There was only one little hitch; it’s really really tough for me to sit still.
As I sat in the temple with about 100 other sitting-stillers, I was bored.
I made lists in my head – what I needed to buy, what I needed to do, who I needed to call.
Then I looked at my watch and figured a couple of hours had passed.
Six minutes had gone by! Six!
No wonder when you were bad in school the teacher made you go sit in a corner!
This stunk! So I left.
On the drive home I realized I had just paid $80 to sit for six minutes.
But to me that was a better deal than spending $80 to sit for seven minutes.

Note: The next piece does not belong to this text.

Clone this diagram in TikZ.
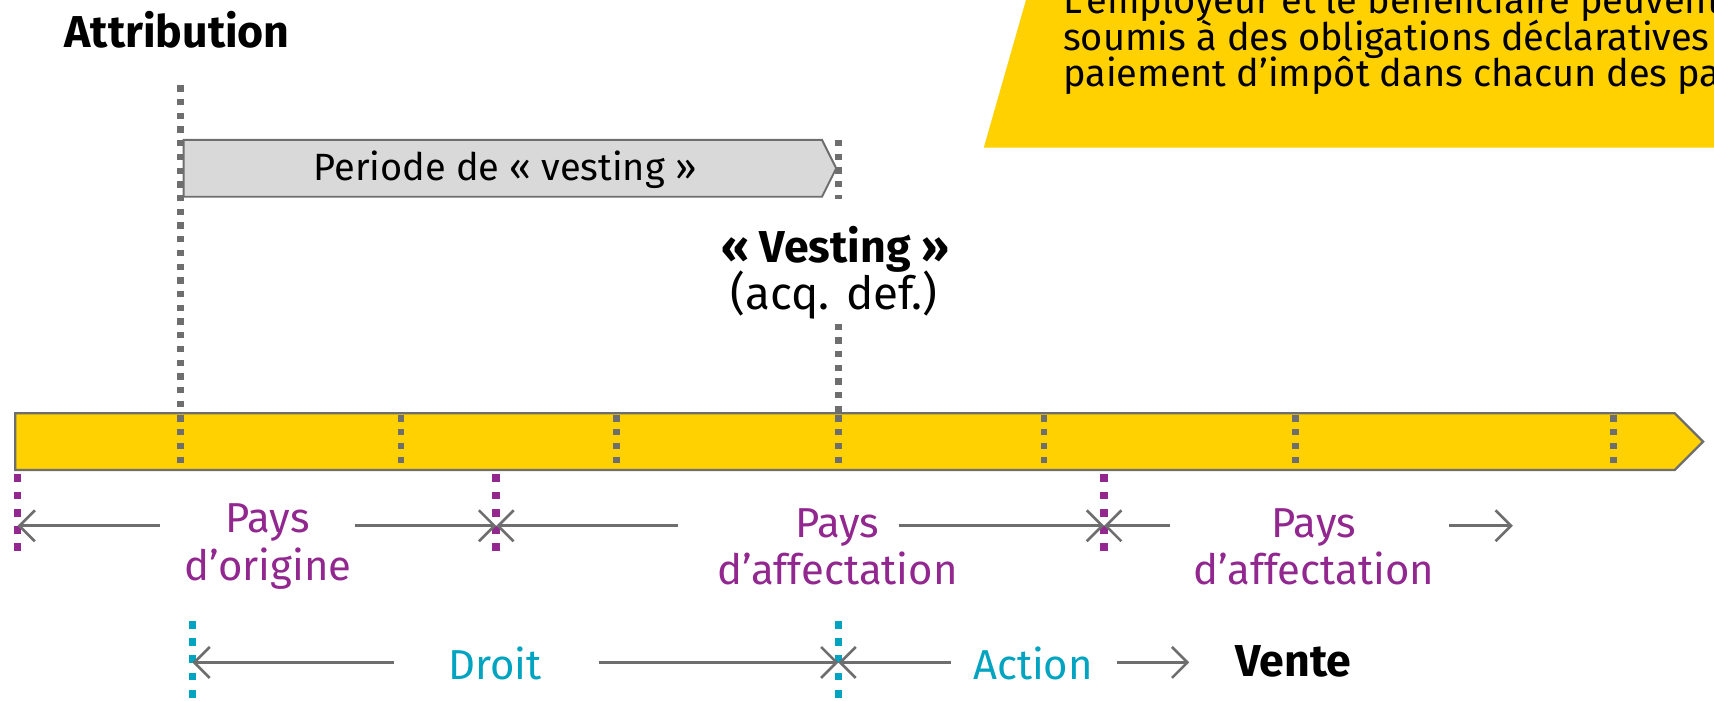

I began plotting my day – I’d grab lunch at the Kebab Palace, get my car washed, watch baseball – and I felt superior to the temple people who were all wasting their time – not moving, not thinking, not eating kebabs.
But as I sat at the car wash yapping on my cell phone while flipping through air-fresheners, I kinda wished I was still sitting still. Because my mind DID need a break.
The paradox is, until you put your brain on pause, you won’t realize how much it needed the vacation.
So now when I have to sit still and wait – for a doctor, or haircut, I just tack the time on to the six minutes from my sitting still weekend – I’m almost up to an hour now.